> **Problem to work on**:
Leave out every picture. Copy exactly the lines from the one holding "Write a Python" through the one holding "from matplotlib.lines import Line2D".

+++ Data for processing

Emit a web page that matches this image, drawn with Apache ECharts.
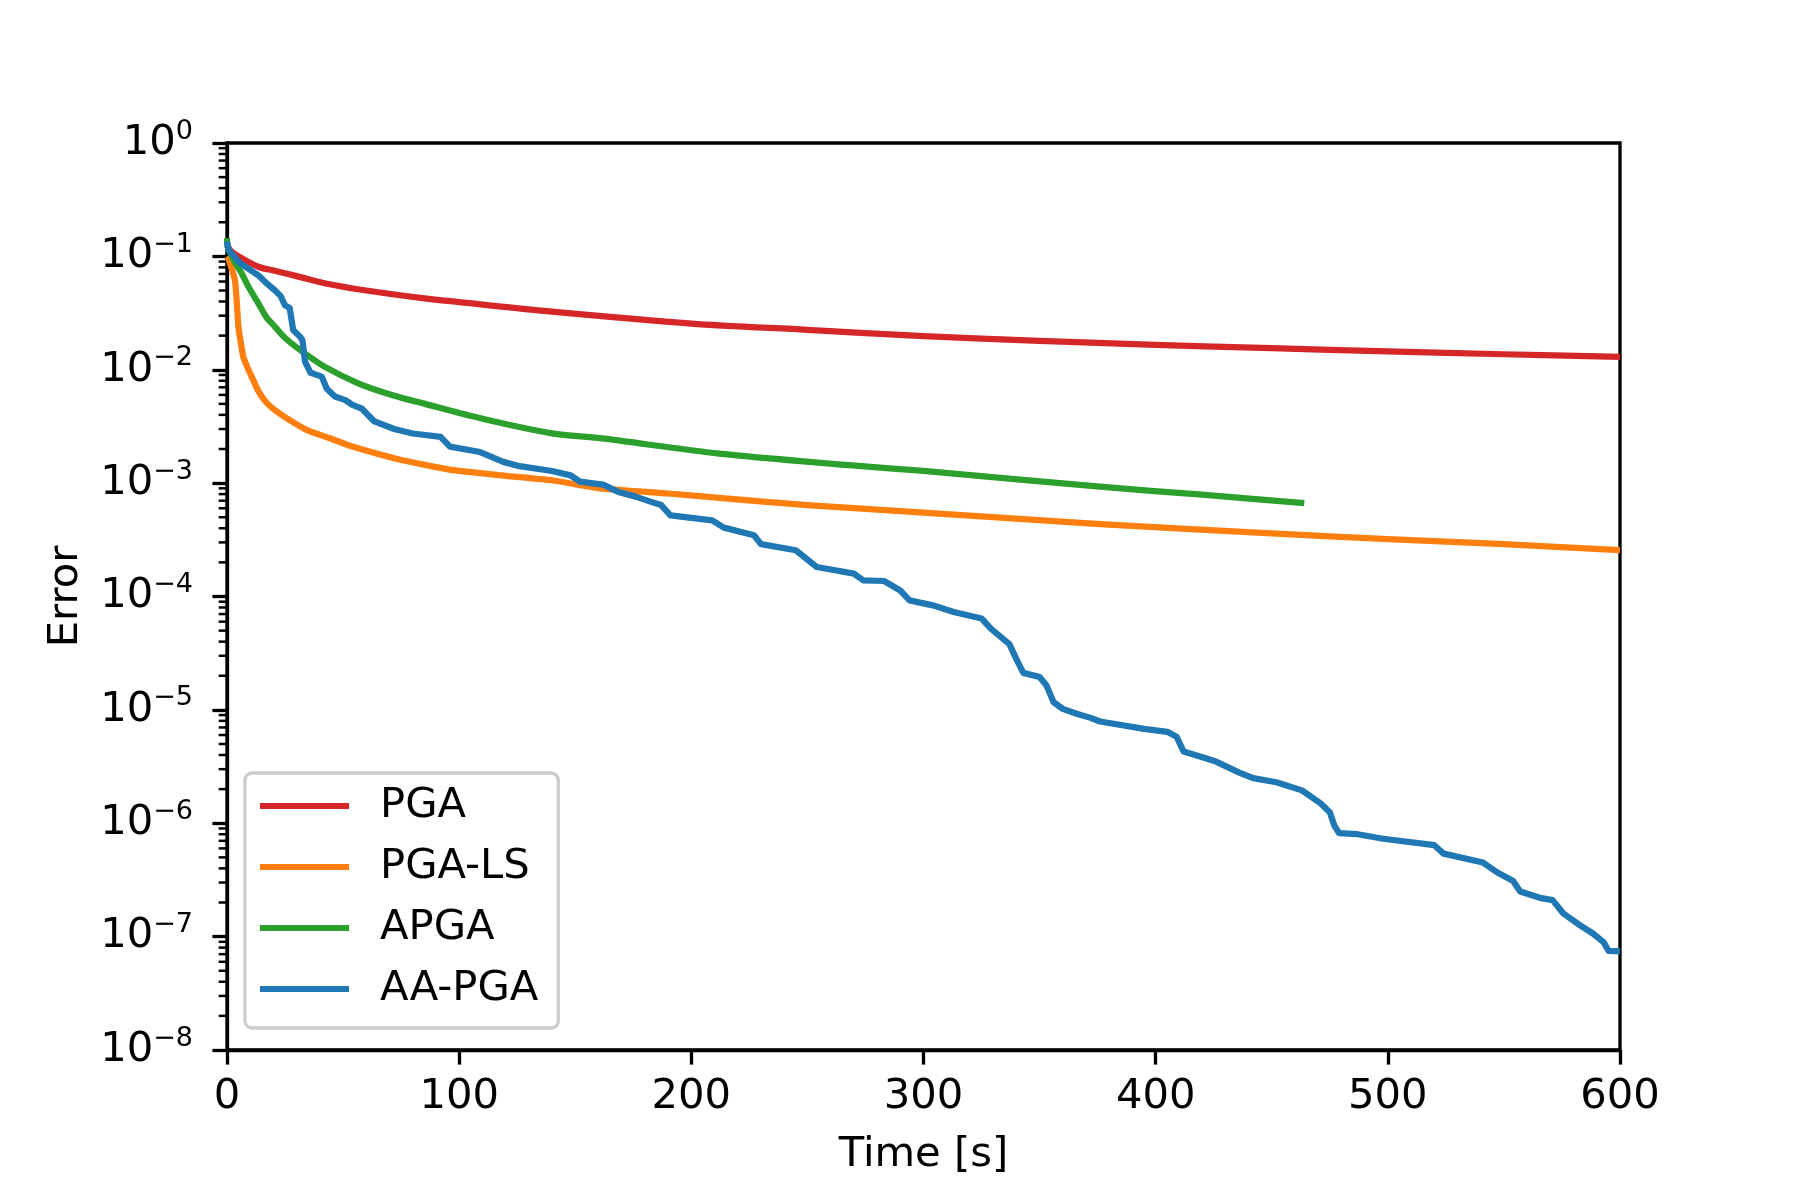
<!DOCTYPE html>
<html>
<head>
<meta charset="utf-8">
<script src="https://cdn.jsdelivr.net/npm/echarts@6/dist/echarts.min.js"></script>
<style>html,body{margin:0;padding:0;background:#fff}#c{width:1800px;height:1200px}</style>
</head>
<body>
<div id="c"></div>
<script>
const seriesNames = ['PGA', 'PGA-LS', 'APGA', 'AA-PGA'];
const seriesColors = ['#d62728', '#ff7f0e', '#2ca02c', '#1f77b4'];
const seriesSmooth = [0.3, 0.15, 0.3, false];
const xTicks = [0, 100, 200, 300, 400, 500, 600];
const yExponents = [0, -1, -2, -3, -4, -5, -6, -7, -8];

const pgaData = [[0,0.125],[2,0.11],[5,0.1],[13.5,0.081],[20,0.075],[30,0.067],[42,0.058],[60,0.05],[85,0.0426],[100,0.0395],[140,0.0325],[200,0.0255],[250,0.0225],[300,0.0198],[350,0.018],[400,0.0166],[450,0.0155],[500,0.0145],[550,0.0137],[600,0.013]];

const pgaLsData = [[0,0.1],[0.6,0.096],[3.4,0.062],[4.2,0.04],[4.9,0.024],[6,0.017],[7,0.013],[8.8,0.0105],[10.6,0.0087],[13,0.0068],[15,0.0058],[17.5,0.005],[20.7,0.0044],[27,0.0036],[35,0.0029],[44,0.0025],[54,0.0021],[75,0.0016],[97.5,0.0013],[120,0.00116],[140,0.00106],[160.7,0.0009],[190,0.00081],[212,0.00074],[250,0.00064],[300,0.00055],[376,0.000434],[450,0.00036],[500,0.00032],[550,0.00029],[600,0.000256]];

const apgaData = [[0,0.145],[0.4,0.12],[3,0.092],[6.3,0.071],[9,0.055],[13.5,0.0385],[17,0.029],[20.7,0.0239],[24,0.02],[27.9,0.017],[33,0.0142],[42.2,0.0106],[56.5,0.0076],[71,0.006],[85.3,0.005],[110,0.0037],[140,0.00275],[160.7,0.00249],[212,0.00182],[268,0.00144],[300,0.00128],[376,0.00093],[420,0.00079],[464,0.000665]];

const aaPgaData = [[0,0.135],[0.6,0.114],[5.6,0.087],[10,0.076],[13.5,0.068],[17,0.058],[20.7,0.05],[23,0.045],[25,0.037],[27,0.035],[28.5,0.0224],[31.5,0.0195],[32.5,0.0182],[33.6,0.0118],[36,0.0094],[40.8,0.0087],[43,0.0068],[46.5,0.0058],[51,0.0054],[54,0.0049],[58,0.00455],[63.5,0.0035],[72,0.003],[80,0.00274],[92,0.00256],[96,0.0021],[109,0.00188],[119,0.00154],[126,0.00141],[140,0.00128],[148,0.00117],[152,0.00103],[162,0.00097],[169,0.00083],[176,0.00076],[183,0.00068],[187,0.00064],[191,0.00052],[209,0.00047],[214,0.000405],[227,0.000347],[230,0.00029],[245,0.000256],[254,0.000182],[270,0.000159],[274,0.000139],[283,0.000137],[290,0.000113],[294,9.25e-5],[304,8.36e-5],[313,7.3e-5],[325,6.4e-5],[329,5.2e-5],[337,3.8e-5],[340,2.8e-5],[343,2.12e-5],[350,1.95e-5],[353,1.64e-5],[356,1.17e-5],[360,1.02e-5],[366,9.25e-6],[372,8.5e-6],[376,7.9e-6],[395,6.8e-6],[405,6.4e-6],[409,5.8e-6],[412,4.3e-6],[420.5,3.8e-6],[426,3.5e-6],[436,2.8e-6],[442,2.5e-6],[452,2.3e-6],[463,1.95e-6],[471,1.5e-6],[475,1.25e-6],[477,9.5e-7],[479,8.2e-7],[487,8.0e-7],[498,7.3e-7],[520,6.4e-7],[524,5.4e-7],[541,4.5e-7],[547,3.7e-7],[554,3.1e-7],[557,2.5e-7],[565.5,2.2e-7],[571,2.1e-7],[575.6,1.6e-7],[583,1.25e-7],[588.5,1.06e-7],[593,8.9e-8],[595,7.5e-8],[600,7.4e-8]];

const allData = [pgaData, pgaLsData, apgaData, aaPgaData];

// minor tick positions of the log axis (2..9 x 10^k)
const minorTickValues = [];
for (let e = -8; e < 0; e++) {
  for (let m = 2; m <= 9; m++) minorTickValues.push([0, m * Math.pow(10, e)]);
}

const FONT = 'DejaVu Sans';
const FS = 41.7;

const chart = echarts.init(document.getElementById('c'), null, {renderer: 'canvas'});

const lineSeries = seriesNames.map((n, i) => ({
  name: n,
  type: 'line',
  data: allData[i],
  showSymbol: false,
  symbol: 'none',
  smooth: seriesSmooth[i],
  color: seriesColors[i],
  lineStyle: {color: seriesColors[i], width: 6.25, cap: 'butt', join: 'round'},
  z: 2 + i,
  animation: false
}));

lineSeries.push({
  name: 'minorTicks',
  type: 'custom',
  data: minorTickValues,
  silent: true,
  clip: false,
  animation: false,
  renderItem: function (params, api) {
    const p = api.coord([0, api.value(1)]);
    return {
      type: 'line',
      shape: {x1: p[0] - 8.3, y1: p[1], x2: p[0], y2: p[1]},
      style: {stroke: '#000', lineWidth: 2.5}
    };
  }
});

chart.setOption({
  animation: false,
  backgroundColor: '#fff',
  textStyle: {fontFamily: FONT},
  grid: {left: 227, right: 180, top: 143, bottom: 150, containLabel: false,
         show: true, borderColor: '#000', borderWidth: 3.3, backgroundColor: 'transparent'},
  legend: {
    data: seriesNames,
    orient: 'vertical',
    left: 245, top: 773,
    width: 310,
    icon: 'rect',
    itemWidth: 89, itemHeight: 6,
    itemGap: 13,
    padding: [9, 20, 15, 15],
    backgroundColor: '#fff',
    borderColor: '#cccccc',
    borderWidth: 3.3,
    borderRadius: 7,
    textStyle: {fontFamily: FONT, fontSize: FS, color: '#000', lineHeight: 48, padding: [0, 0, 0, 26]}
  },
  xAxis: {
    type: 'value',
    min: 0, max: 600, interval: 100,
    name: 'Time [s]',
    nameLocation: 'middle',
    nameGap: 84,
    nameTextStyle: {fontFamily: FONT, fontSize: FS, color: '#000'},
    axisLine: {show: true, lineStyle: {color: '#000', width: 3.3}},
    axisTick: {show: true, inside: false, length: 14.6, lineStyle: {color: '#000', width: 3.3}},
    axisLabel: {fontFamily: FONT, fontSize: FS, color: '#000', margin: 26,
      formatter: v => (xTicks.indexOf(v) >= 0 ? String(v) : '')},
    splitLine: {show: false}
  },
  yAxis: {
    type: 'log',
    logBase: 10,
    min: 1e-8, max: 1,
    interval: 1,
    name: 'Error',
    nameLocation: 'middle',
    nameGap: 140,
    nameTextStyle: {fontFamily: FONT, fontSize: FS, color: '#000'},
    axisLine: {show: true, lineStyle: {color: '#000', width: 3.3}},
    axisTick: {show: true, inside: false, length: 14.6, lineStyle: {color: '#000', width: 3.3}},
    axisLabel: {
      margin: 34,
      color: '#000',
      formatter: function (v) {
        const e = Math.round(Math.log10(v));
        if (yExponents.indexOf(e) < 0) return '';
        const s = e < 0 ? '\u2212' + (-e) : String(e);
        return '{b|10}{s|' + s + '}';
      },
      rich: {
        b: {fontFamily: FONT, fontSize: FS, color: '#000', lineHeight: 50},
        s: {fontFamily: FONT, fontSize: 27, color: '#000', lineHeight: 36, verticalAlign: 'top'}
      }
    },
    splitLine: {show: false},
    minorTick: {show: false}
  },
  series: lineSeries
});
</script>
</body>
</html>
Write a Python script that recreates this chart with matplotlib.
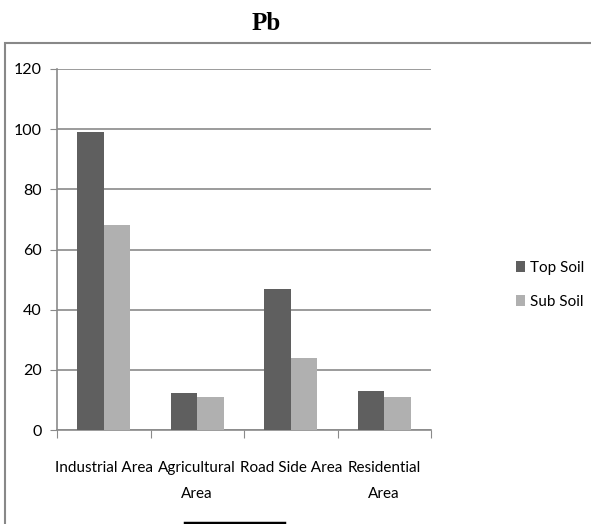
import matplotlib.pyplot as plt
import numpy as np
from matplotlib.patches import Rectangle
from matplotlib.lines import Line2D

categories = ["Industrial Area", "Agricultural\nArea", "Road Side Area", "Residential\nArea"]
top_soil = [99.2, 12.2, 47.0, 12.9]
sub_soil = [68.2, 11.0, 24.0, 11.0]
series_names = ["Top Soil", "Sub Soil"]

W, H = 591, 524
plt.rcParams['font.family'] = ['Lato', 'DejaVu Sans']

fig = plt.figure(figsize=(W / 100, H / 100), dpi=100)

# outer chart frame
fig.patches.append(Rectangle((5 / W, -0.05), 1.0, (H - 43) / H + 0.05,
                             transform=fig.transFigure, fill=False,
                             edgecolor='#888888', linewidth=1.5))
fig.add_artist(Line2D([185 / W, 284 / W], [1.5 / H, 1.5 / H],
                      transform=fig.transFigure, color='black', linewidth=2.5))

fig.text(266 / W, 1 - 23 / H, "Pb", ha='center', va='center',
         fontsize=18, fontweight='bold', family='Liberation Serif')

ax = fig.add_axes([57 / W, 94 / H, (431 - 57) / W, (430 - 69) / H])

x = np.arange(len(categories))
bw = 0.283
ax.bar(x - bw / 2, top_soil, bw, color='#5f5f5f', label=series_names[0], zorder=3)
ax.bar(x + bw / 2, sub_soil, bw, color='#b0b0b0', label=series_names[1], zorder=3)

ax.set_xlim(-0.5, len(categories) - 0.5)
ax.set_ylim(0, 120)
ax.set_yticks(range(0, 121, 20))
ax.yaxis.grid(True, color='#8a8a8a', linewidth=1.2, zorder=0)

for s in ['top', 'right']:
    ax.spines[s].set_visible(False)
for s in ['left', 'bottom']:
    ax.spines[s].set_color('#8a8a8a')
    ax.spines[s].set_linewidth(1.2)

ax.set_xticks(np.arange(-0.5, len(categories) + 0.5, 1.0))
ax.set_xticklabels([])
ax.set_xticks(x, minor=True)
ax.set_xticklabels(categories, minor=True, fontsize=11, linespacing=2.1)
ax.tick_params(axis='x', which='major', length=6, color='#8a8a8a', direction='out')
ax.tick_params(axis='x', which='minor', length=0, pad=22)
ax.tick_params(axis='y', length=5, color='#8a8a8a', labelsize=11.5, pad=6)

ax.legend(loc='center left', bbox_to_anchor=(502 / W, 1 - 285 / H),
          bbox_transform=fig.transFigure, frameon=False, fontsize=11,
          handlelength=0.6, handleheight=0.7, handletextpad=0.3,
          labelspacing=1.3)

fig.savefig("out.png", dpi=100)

++++++

> **Result of this exercise**:
Write a Python script that recreates this chart with matplotlib.
import matplotlib.pyplot as plt
import numpy as np
from matplotlib.patches import Rectangle
from matplotlib.lines import Line2D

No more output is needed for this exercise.